With its then-groundbreaking Technicolor cinematography, a soaring score by Max Steiner, and captivating performances by its lead actors, Gone with the Wind is considered a landmark achievement in film. Adapted from Margaret Mitchell’s bestselling novel of the same name, the film follows Scarlett O’Hara (Vivien Leigh), a headstrong Southern belle whose privileged life on a plantation is shattered by the Civil War and its aftermath. As she struggles to rebuild her family’s plantation and maintain her social status, she falls into a turbulent romance with the cynical Rhett Butler (Clark Gable). The story explores the societal consequences of war and self-reliance as the key to survival.  

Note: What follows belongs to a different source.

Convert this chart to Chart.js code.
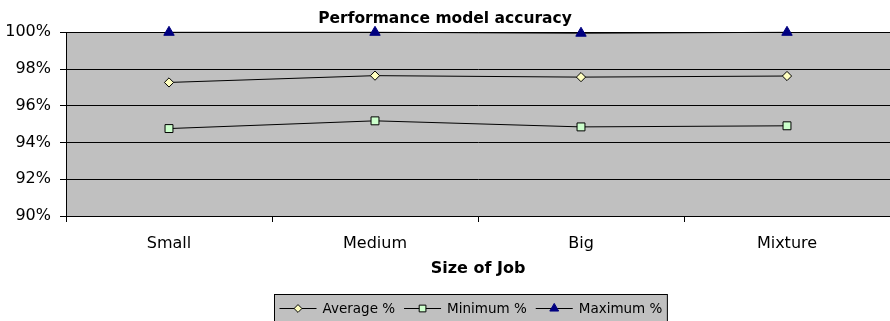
<!DOCTYPE html>
<html>
<head>
<meta charset="utf-8">
<script src="https://cdn.jsdelivr.net/npm/chart.js@4"></script>
<style>
  html, body { margin: 0; padding: 0; background: #fff; overflow: hidden; }
  #chart { display: block; }
</style>
</head>
<body>
<canvas id="chart" width="890" height="321"></canvas>
<script>
// ---- data ----
const jobSizes = ['Small', 'Medium', 'Big', 'Mixture'];
const averagePct = [97.27, 97.64, 97.56, 97.62];
const minimumPct = [94.76, 95.18, 94.85, 94.91];
const maximumPct = [100, 100, 99.95, 100];
const yTicks = [90, 92, 94, 96, 98, 100];

const FONT = "'DejaVu Sans', sans-serif";

// grey plot background
const plotBackground = {
    id: 'plotBackground',
    beforeDraw(chart) {
        const { ctx, chartArea: a } = chart;
        ctx.save();
        ctx.fillStyle = '#c0c0c0';
        ctx.fillRect(a.left, a.top, a.right - a.left, a.bottom - a.top);
        ctx.restore();
    }
};

// legend box under the axis title (line + marker + label, like the original)
const boxLegend = {
    id: 'boxLegend',
    afterDraw(chart) {
        const ctx = chart.ctx;
        const sets = chart.data.datasets;
        ctx.save();
        ctx.font = '13.5px ' + FONT;
        const lineLen = 37, gap = 6, itemGap = 9, padX = 5;
        let total = padX * 2;
        sets.forEach((ds, i) => {
            total += lineLen + gap + ctx.measureText(ds.label).width;
            if (i < sets.length - 1) total += itemGap;
        });
        const cx = 470.5;
        const left = Math.round(cx - total / 2) + 0.5;
        const top = 294.5, h = 30, mid = 308.5;
        ctx.fillStyle = '#c0c0c0';
        ctx.fillRect(left, top, total, h);
        ctx.strokeStyle = '#000';
        ctx.lineWidth = 1;
        ctx.strokeRect(left, top, total, h);

        let x = left + padX;
        sets.forEach((ds) => {
            ctx.beginPath();
            ctx.moveTo(x, mid);
            ctx.lineTo(x + lineLen, mid);
            ctx.strokeStyle = '#000';
            ctx.lineWidth = 1;
            ctx.stroke();
            ctx.fillStyle = ds.pointBackgroundColor;
            ctx.strokeStyle = ds.pointBorderColor;
            Chart.helpers.drawPoint(ctx, {
                pointStyle: ds.pointStyle,
                radius: ds.pointRadius * 0.85,
                borderWidth: 1,
                rotation: 0
            }, x + lineLen / 2, mid);
            x += lineLen + gap;
            ctx.fillStyle = '#000';
            ctx.textBaseline = 'middle';
            ctx.textAlign = 'left';
            ctx.fillText(ds.label, x, mid + 0.5);
            x += ctx.measureText(ds.label).width + itemGap;
        });
        ctx.restore();
    }
};

new Chart(document.getElementById('chart'), {
    type: 'line',
    data: {
        labels: jobSizes,
        datasets: [
            {
                label: 'Average %',
                data: averagePct,
                borderColor: '#000',
                borderWidth: 1,
                pointStyle: 'rectRot',
                pointRadius: 4.6,
                pointBackgroundColor: '#ffffc0',
                pointBorderColor: '#000',
                pointBorderWidth: 1
            },
            {
                label: 'Minimum %',
                data: minimumPct,
                borderColor: '#000',
                borderWidth: 1,
                pointStyle: 'rect',
                pointRadius: 5.6,
                pointBackgroundColor: '#ccffcc',
                pointBorderColor: '#000',
                pointBorderWidth: 1
            },
            {
                label: 'Maximum %',
                data: maximumPct,
                borderColor: '#000',
                borderWidth: 1,
                pointStyle: 'triangle',
                pointRadius: 6,
                pointBackgroundColor: '#000080',
                pointBorderColor: '#000080',
                pointBorderWidth: 1
            }
        ]
    },
    options: {
        responsive: false,
        animation: false,
        events: [],
        clip: false,
        layout: {
            autoPadding: false,
            padding: { left: 0, right: 0, top: 0, bottom: 40 }
        },
        plugins: {
            legend: { display: false },
            tooltip: { enabled: false },
            title: {
                display: true,
                text: 'Performance model accuracy',
                color: '#000',
                font: { family: FONT, size: 15.5, weight: 'bold' },
                padding: { top: 9.5, bottom: 4.2 }
            }
        },
        scales: {
            x: {
                type: 'category',
                offset: true,
                afterFit(scale) {
                    scale.height = 65;
                    scale.paddingLeft = 0;
                    scale.paddingRight = 0;
                },
                grid: {
                    offset: true,
                    drawOnChartArea: false,
                    drawTicks: true,
                    tickLength: 6,
                    color: '#000'
                },
                border: { color: '#000', width: 1 },
                ticks: {
                    color: '#000',
                    padding: 12,
                    maxRotation: 0,
                    font: { family: FONT, size: 16 }
                },
                title: {
                    display: true,
                    text: 'Size of Job',
                    color: '#000',
                    font: { family: FONT, size: 16, weight: 'bold' },
                    padding: { top: 0, bottom: 3 }
                }
            },
            y: {
                min: yTicks[0],
                max: yTicks[yTicks.length - 1],
                afterFit(scale) {
                    scale.width = 66;
                    scale.paddingTop = 0;
                    scale.paddingBottom = 0;
                },
                afterBuildTicks(scale) { scale.ticks = yTicks.map(v => ({ value: v })); },
                grid: {
                    color: '#000',
                    lineWidth: 1,
                    drawTicks: true,
                    tickLength: 6
                },
                border: { color: '#000', width: 1 },
                ticks: {
                    color: '#000',
                    padding: 9,
                    font: { family: FONT, size: 16 },
                    callback: v => v + '%'
                }
            }
        }
    },
    plugins: [plotBackground, boxLegend]
});
</script>
</body>
</html>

Because of its problematic portrayal of Black enslaved characters and its romanticism of the deeply racist antebellum South, the movie was protested by the NAACP as well as many members of the Black press when it was released in 1939. In 2021, when HBO Max included the movie in its streaming catalog, Oscar-winning director John Ridley wrote an op-ed for the Los Angeles Times calling for its removal and saying, “It is a film that, when it is not ignoring the horrors of slavery, pauses only to perpetuate some of the most painful stereotypes of people of color.” Directed by Victor Fleming, the film won eight Academy Awards, including Best Picture. Adjusted for inflation, it’s still the highest-grossing film ever made.